Supplied entries:
<<<<

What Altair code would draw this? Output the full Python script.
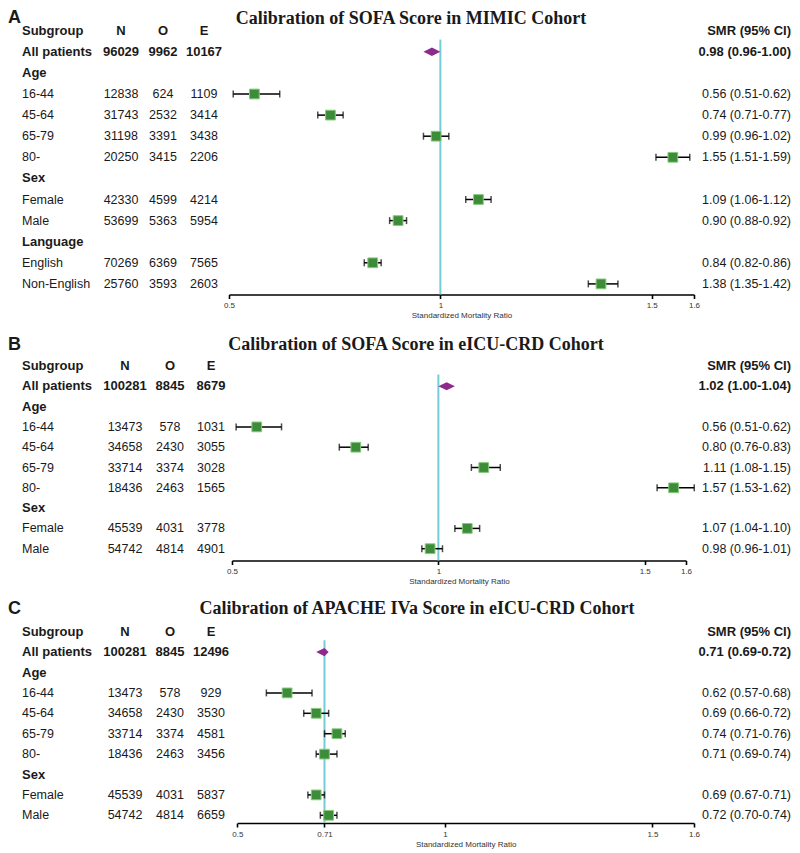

>>>>
<<<<

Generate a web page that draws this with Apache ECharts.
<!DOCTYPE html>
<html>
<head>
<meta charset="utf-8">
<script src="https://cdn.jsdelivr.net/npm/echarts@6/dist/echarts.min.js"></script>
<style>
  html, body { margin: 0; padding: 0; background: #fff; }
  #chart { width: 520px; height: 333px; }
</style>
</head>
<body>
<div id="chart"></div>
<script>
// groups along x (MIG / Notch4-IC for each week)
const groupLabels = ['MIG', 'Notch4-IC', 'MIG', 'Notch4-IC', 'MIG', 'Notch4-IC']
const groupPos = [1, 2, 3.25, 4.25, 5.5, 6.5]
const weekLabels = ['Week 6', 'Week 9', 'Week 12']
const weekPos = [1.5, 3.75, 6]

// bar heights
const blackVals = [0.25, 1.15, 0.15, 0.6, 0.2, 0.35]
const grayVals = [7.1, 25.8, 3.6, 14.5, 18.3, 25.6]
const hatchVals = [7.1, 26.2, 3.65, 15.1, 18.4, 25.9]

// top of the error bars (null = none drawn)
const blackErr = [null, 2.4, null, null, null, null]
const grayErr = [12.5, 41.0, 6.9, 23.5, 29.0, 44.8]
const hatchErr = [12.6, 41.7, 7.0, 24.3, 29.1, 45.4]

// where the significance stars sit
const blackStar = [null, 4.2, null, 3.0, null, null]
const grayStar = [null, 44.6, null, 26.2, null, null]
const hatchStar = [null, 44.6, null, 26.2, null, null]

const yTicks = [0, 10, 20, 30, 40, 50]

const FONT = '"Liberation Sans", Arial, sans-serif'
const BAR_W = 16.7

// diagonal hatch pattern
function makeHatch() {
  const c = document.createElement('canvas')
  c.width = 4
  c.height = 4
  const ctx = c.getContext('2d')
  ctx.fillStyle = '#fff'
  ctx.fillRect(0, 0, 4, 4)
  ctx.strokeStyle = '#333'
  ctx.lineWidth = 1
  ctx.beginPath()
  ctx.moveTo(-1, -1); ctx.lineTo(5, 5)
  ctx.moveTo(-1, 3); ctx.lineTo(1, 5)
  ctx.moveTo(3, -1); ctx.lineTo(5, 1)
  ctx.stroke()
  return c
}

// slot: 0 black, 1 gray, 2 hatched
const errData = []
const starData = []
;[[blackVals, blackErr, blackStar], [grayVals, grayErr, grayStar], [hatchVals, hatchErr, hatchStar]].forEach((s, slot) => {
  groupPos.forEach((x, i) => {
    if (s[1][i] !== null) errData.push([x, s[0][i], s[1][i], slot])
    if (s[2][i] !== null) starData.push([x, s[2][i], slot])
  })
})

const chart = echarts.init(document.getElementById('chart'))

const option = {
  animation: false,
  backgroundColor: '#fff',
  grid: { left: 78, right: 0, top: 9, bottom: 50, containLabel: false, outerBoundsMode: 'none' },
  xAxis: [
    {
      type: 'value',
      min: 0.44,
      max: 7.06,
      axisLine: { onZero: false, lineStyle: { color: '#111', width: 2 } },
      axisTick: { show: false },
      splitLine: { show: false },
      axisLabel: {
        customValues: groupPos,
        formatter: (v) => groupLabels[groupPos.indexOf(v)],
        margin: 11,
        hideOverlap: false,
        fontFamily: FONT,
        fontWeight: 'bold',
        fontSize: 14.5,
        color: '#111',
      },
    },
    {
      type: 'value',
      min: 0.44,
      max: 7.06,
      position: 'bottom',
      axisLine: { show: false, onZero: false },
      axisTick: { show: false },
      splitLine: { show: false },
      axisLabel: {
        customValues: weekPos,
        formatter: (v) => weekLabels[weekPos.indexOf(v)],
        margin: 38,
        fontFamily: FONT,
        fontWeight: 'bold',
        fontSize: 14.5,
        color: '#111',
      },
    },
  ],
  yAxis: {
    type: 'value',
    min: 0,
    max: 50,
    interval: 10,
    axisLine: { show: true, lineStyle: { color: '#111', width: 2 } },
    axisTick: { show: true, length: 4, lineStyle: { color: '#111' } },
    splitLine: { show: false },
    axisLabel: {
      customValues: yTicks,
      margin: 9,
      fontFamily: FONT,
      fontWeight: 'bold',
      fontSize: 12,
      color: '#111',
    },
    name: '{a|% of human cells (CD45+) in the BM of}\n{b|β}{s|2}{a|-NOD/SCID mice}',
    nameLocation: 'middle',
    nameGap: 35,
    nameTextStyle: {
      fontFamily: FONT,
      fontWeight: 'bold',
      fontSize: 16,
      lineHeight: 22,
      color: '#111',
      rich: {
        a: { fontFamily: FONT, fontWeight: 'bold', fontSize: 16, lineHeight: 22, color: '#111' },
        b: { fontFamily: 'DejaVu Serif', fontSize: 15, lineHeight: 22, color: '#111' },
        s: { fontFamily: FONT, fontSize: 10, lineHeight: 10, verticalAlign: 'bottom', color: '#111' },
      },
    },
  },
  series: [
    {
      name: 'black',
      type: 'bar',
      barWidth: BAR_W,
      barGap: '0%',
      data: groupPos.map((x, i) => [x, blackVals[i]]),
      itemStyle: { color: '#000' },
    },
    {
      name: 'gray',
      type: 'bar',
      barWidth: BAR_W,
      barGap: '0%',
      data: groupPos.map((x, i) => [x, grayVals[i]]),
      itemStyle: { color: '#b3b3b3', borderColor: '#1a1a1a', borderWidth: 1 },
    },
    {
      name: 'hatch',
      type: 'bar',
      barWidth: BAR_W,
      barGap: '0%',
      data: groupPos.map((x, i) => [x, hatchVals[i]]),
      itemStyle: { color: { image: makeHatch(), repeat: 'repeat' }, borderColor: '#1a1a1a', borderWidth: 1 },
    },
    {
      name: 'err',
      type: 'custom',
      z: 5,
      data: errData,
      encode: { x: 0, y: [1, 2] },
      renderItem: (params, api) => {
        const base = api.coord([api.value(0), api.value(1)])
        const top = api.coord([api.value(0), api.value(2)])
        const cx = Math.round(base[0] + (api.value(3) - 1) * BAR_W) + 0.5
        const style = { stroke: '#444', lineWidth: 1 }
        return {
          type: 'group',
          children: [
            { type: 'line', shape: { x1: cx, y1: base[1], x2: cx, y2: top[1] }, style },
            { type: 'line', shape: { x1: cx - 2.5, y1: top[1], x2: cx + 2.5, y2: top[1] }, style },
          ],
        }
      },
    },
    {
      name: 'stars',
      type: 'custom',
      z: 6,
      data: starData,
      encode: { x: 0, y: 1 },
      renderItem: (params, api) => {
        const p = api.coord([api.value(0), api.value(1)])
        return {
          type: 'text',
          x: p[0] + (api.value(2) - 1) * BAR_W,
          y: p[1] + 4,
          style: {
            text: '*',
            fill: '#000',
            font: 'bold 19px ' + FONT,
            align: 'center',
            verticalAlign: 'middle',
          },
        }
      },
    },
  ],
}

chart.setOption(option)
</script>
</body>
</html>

>>>>

Task to complete:
Copy out all lines from the material above that contain the string "this".

Answer to the exercise:
What Altair code would draw this? Output the full Python script.
Generate a web page that draws this with Apache ECharts.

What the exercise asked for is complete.